TORTURE

Well, we’re getting closer to understanding what’s been going on. Here’s a nugget from Newsweek:

White House officials told reporters that such abstract legal reasoning was insignificant and did not reflect the president’s orders. But NEWSWEEK has learned that Yoo’s August 2002 memo was prompted by CIA questions about what to do with a top Qaeda captive, Abu Zubaydah, who had turned uncooperative. And it was drafted after White House meetings convened by George W. Bush’s chief counsel, Alberto Gonzales, along with Defense Department general counsel William Haynes and David Addington, Vice President Dick Cheney’s counsel, who discussed specific interrogation techniques, says a source familiar with the discussions. Among the methods they found acceptable: “water-boarding,” or dripping water into a wet cloth over a suspect’s face, which can feel like drowning; and threatening to bring in more-brutal interrogators from other nations.

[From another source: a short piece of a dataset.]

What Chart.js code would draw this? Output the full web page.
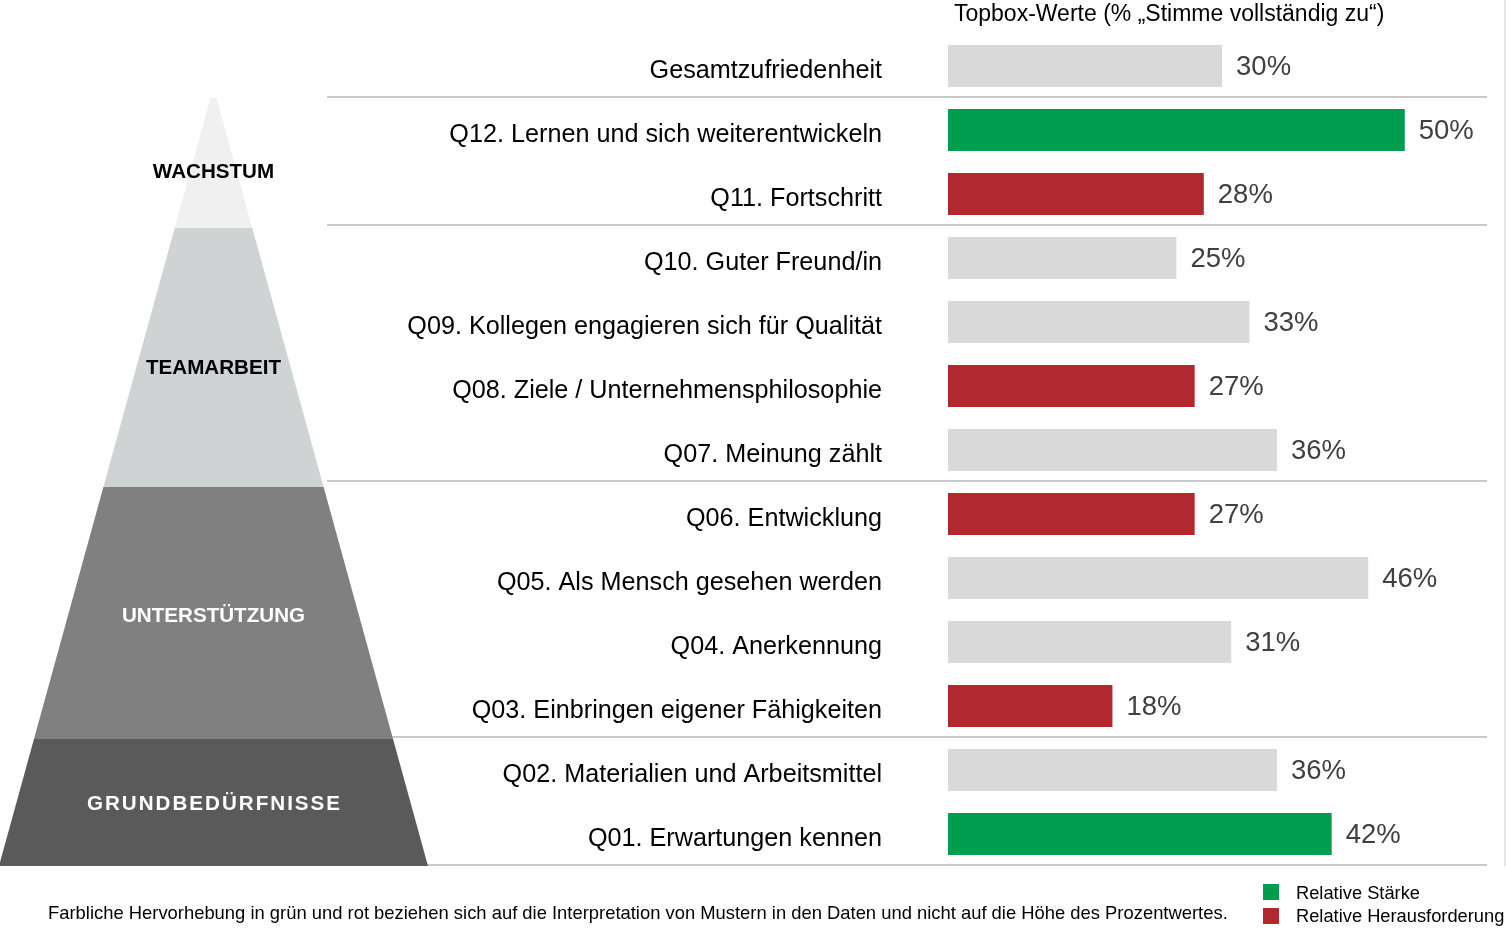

This kind of tactic was designed specifically for a few top al Qaeda captives; but it was apparently transferred to Abu Ghraib as well. That last transition is murky. How did those new relaxed rules get moved from Guanatanamo against high-profile Qaeda terrorists to people dragged in off the street in Baghdad? We don’t yet know. But we do know that the administration debated various methods of torture – because Rumsfeld signed off on some and then had a change of heart and restricted some of the more horrifying methods. It’s also clear that there was considerable internal debate about the new regulations. The CIA won out against the FBI most of the time. The reason I’m concerned about this is not simply because it is horrifying that the United States now uses forms of torture on captives. I’m concerned because, as Hitch has written, we are about to find out much more about Abu Ghraib, where rape and murder of inmates occurred. As John McCain has put it, “It’s just incredible. Why doesn’t every nation in the world now have a green light to do everything it thinks is necessary to combat a ‘terrorist threat’?” I guess some will dismiss McCain as a wuss when it comes to terror. But I don’t. He has a point about another notch downward in America’s reputation. And I’m sick of being told that worrying about this is a sign of faint-heartedness in the war. It is a sign of basic decency. Torture is not only horrifying for the victim; it corrupts the perpetrator. I don’t want to see America become indistinguishable from some Latin American police state in the way it treats its inmates in this war on terror. There are limits. How we conduct this war is as important as winning it. We cannot lose our soul in the process.